This book is a history of the Soviet Union and the manifestations of its Communist ideology. Our author walks us through the rise and fall of the empire starting with Vladimir Lenin assuming power via the Bolshevik victory in the 1917 Russian civil war and ending with the Belovezha Accords of 1991 dissolving the Soviet Union and Mikhail Gorbachev resigning as it’s President.
While the narrative of this book is messy (some chapters follow individuals, some follow ideas, some follow periods of history) it does a good job of providing information about the Soviet Union from a variety of perspectives. How did Americans and other Europeans view Russia and the Soviet Union throughout the 1900s? How were these perspectives shaped by the communication technology of the time? Why were some people duped while others were not, while still others felt compelled to turn the other cheek? These questions and many more are explored in the pages of this book.
The major point that Malice gets across in his writing is the destructive nature of Communism: it is an ideology built upon lies and secrecy. Centralization of control is synonymous with the centralization of information, which is how totalitarian regimes operate. It is democracy that thrives on the dissemination of information. In order to squash this dissemination of information and keep all things centralized, Stalin and his chief advisors founded the Stasi, the Soviet secret police in charge of spying on its citizens. At one point in East Germany, the Stasi employed 102,000 members to control a population of 17 million, a heavy-handed move when compared with the Italian Gestapo, who at its height had 40,000 officials watching a country of 80 million. This statistic goes to show that surveillance was universal and obedience strictly enforced.

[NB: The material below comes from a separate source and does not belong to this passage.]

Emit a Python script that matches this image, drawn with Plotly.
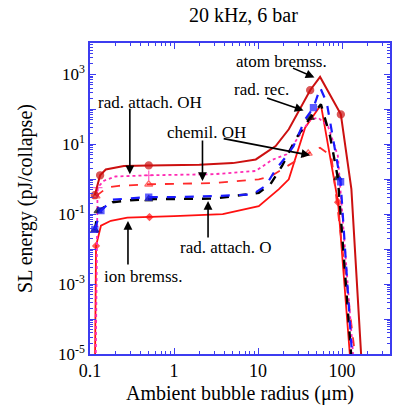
import math
import plotly.graph_objects as go

# Ambient bubble radius (um) and SL energy (pJ/collapse) per emission process
r_atom = [0.114, 0.132, 0.154, 0.253, 0.5, 1, 2, 5, 9.4, 16.2, 23.2, 41.7, 54.7, 96.6, 129, 178]
e_atom = [0.35, 1.3, 1.9, 2.4, 2.5, 2.55, 2.6, 2.9, 3.7, 8.9, 27, 355, 850, 72, 0.52, 1e-6]

r_ion = [0.114, 0.118, 0.135, 0.177, 0.278, 0.51, 1, 3.8, 10.2, 17.7, 23.2, 36.3, 56, 89.6, 124, 133]
e_ion = [1e-6, 0.0124, 0.047, 0.065, 0.08, 0.083, 0.088, 0.1, 0.17, 0.52, 1.0, 30, 135, 0.22, 1e-5, 1e-6]

r_radoh = [0.116, 0.123, 0.147, 0.2, 0.5, 1, 3, 9.4, 14.7, 21.9, 30, 41.8, 52, 68, 89, 135, 142]
e_radoh = [1e-6, 0.58, 0.91, 1.2, 1.3, 1.33, 1.4, 1.73, 3.6, 5.2, 15.6, 51, 58, 33, 4.7, 1e-5, 1e-6]

r_chem = [0.118, 0.16, 0.22, 0.5, 1, 3, 10.2, 14, 23, 39.5, 54.6, 74.5, 142, 150]
e_chem = [0.33, 0.58, 0.65, 0.72, 0.74, 0.78, 1.0, 1.2, 2.5, 5.5, 8.0, 4.7, 1e-5, 1e-6]

r_rec = [0.114, 0.135, 0.185, 0.3, 0.5, 1, 3, 8.6, 12.3, 16.2, 21, 26.4, 36.3, 45.6, 55, 65.7, 96, 131, 140]
e_rec = [0.037, 0.127, 0.26, 0.29, 0.31, 0.31, 0.33, 0.37, 0.65, 1.9, 4.1, 8.9, 52, 112, 414, 155, 0.85, 1e-5, 1e-6]

r_rado = [0.114, 0.125, 0.185, 0.3, 0.5, 1, 3, 10.2, 14, 19.3, 27.8, 41.7, 56, 71.8, 89, 128, 138]
e_rado = [0.035, 0.125, 0.22, 0.25, 0.27, 0.27, 0.28, 0.41, 0.72, 2.4, 13.8, 58, 140, 17.5, 1.1, 1e-5, 1e-6]

x_ticks = [0.1, 1, 10, 100]
x_labels = ["0.1", "1", "10", "100"]
y_exps = [-5, -4, -3, -2, -1, 0, 1, 2, 3]

AXIS = "#3c3cf0"
SERIF = "Liberation Serif"

fig = go.Figure()


def add_series(x, y, name, color, dash, width, symbol, msize, marked):
    sizes = [msize if i in marked else 0 for i in range(len(x))]
    fig.add_trace(go.Scatter(
        x=x, y=y, name=name, mode="lines+markers",
        line=dict(color=color, dash=dash, width=width),
        marker=dict(symbol=symbol, size=sizes, color=color,
                    line=dict(color=color, width=1.3)),
    ))


add_series(r_ion, e_ion, "ion bremss.", "#ff1010", "solid", 1.8, "diamond", 5, {1, 5, 13})
add_series(r_chem, e_chem, "chemil. OH", "#ff2a2a", "dash", 1.8, "triangle-up-open", 7, {0, 3, 9})
add_series(r_radoh, e_radoh, "rad. attach. OH", "#ff2ab4", "dot", 1.8, "cross-thin", 7, {1, 4})
add_series(r_rado, e_rado, "rad. attach. O", "#000000", "dash", 2.4, "triangle-up", 7, {0, 1, 4, 11, 14})
add_series(r_rec, e_rec, "rad. rec.", "#1a1aff", "dash", 2.2, "square", 6, {0, 1, 4, 13, 16})
add_series(r_atom, e_atom, "atom bremss.", "#cc1010", "solid", 2.0, "circle", 7, {0, 1, 4, 11, 13})

L, R, T, B = 90, 4, 43, 50
W, H = 396, 405


def px(xp, yp):
    return (xp - L) / (W - L - R), (H - B - yp) / (H - B - T)


# arrows: head on a curve (data units), tail offset in pixels
arrows = [
    (46.9, 820, -23, -10),
    (34.8, 93.6, -38, -13),
    (0.298, 1.39, 0, -67),
    (2.18, 0.89, 0, -42),
    (41.7, 4.85, -88, -17),
    (2.54, 0.24, 0, 38),
    (0.283, 0.064, 0, 45),
]
for hx, hy, ax, ay in arrows:
    fig.add_annotation(x=math.log10(hx), y=math.log10(hy), xref="x", yref="y",
                       ax=ax, ay=ay, showarrow=True, arrowhead=2, arrowsize=1.1,
                       arrowwidth=1.6, arrowcolor="black", text="")

labels = [
    ("atom bremss.", 283, 62),
    ("rad. rec.", 263, 90),
    ("rad. attach. OH", 150.5, 103),
    ("chemil. OH", 207.5, 133),
    ("rad. attach. O", 226.7, 248),
    ("ion bremss.", 143.3, 277),
]
for txt, lx, ly in labels:
    xp, yp = px(lx, ly)
    fig.add_annotation(x=xp, y=yp, xref="paper", yref="paper", text=txt,
                       xanchor="center", yanchor="middle", showarrow=False,
                       font=dict(family=SERIF, size=17, color="black"))

# chart title
tx, ty = px(245, 15)
fig.add_annotation(x=tx, y=ty, xref="paper", yref="paper",
                   text="20 kHz, 6 bar", xanchor="center", yanchor="middle",
                   showarrow=False, font=dict(family=SERIF, size=20, color="black"))

fig.update_layout(
    width=W, height=H,
    margin=dict(l=L, r=R, t=T, b=B),
    paper_bgcolor="white", plot_bgcolor="white",
    showlegend=False,
    font=dict(family=SERIF, size=17, color="black"),
)

fig.update_xaxes(
    type="log", range=[-1.0, 2.57],
    tickvals=x_ticks, ticktext=x_labels,
    ticks="inside", ticklen=6, tickcolor=AXIS, tickwidth=1,
    minor=dict(ticks="inside", ticklen=3, tickcolor=AXIS, dtick="D1", showgrid=False),
    showline=True, linecolor=AXIS, linewidth=1.5, mirror="allticks",
    showgrid=False, zeroline=False,
    tickfont=dict(family=SERIF, size=18, color="black"),
    title=dict(text="Ambient bubble radius (μm)", font=dict(family=SERIF, size=20, color="black"),
               standoff=6),
)
fig.update_yaxes(
    type="log", range=[-5.0, 3.9],
    tickvals=[10.0 ** e for e in y_exps],
    ticktext=[("10<sup>%d</sup>" % e) if e % 2 else "" for e in y_exps],
    ticks="inside", ticklen=6, tickcolor=AXIS, tickwidth=1,
    minor=dict(ticks="inside", ticklen=3, tickcolor=AXIS, dtick="D1", showgrid=False),
    showline=True, linecolor=AXIS, linewidth=1.5, mirror="allticks",
    showgrid=False, zeroline=False,
    tickfont=dict(family=SERIF, size=17, color="black"),
    title=dict(text="SL energy (pJ/collapse)", font=dict(family=SERIF, size=20, color="black"),
               standoff=20),
)

fig.write_html("out.html")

The secret police went by different names at different times in the empire, but their destructive techniques remained the same: arrests without evidence, torture without cause, imprisonment without verdicts, and execution without mercy. They rounded up everybody: the elites, the intellectuals, the foreign-born, the soldiers returning from war in Europe, and, most importantly, anybody suspected of political crimes against the regime. Tens of millions perished, and what comes across in these pages is the true inhumanity. The starvation of the Ukrainian people is one particularly brutal example because there was no way to hide the evidence of food: if there was too much color in a peasant’s cheeks, the Soviet authorities would know they were hiding food and would beat them until it was handed over. While many horrors of the Gulag archipelago are revealed, this dark turn of human nature is most famously recorded by Aleksandr Solzhenitsyn in his autobiographical books The Gulag Archipelago.
I was particularly amazed at the Soviet’s ability to deceive the rest of the world. During the Second World War, Stalin fought on the side of the Allies and was viewed by many in Britain and America as a good guy. Despite the Soviet’s victory over Hitler’s regime, their own regime back home was arguably worse. Hitler came to power and was defeated within a decade; the Soviet Union abused its citizens for over 70 years (with Stalin personally in charge for 30 of them). Perhaps the West’s inability to discern the truth was due to the technology of the time: back then, messages had to travel with a person or over a cable, something easily stopped or damaged, whereas these days satellites can bounce giant quantities of information across the globe in seconds.
Having a monopoly on the media and information is what gave the regime its power and legitimacy in the eyes of the world and also how the cracks began to form as the truth eventually got out. (This is also how Nelson Mandela was eventually released from prison in South Africa—international news media broadcasting his story to the world and the world responding with pressure on the South African government.) Malice titles his book The White Pill, because ultimately this book is a message of hope and optimism. The people of the Soviet Union persevered against the greatest of odds, and while many lost their lives in tragic ways, eventually the system collapsed upon itself. Lies can only fester in the shade for so long before the antiseptic sunlight of truth reveals them. This is a pertinent message for us all to comprehend as we find ourselves in a world with totalitarian regimes on the rise again.